Bolstered by the success of Music: A Part of Me, McCallum and Capitol put out two more albums within a year. The follow-up LP, Music: A Bit More of Me, was more of the same fare; much of it was probably leftovers from the first album sessions. It was equally enjoyable, like the first it had moments both muddled and momentous, and sold well. One song from that album, “The Edge,” has become something of a jazz/pop classic. It’s generally credited to David Axelrod & David McCallum as artist. A version of the “Batman Theme” included on this LP has also mysteriously withstood the test of time; it’s generally credited to McCallum alone as artist.

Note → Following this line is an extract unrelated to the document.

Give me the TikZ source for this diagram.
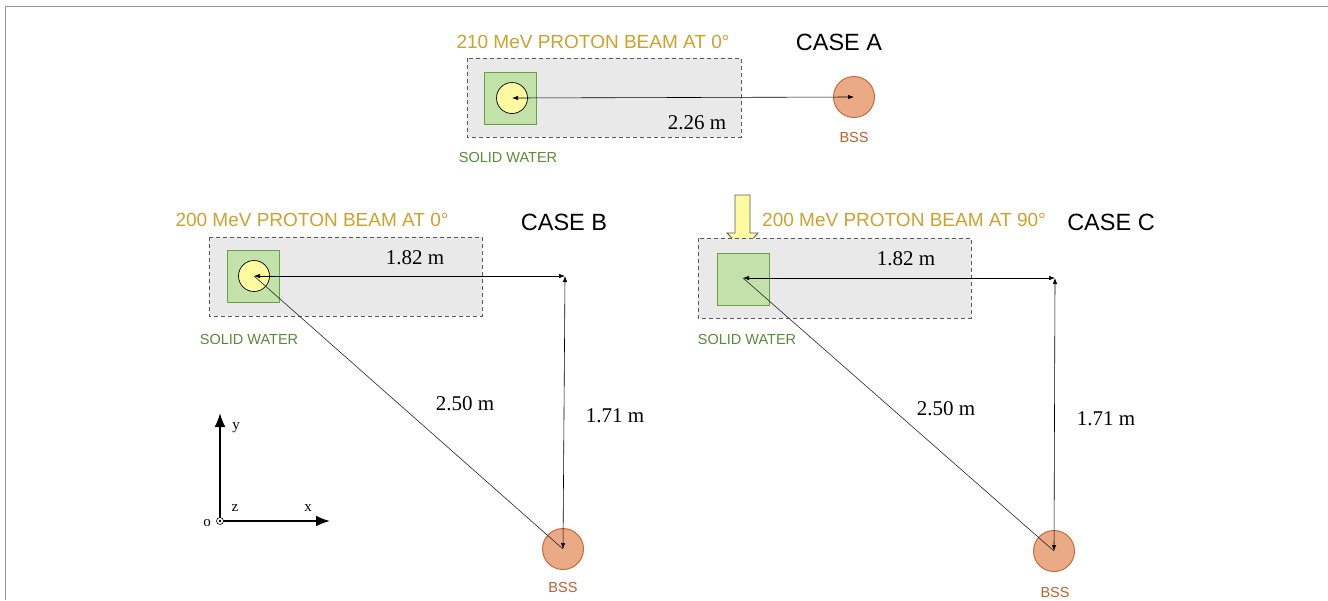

Why mess with a good thing? The third LP, Music: It’s happening Now managed to scrape more sales out of the 1967 market, mixing oddments like “Alfie” with “Winchester Cathedral” and the ubiquitous “Louie, Louie.” By this time the UNCLE franchise was starting to erode a bit, and with it sales plummeted accordingly. McCallum wasn’t done, and in 1970 released a final record that is probably his best, but made no impression on the market at all. In retrospect, it has to be said that McCallum’s vision — brought to reality by Axelrod — did have an influence on the future of “lounge” music. Lounge collections to this day still raid McCallum’s discs; a few years ago his horned-up version of “Satisfaction” from 1966 was surprisingly popular.
Forever linked to the role of Kuryakin, McCallum nevertheless had a busy acting career during the ensuing decades. In his 70s he starred in a television show called NCIS, and he remains universally beloved by fans old enough to remember. Our point in presenting this column is to try to define his place in pop music history — although a minor role, and however brief — David McCallum did have an influence on the current “lounge” sound, and his popularity provided a forum for expanding the boundaries of the pop instrumental.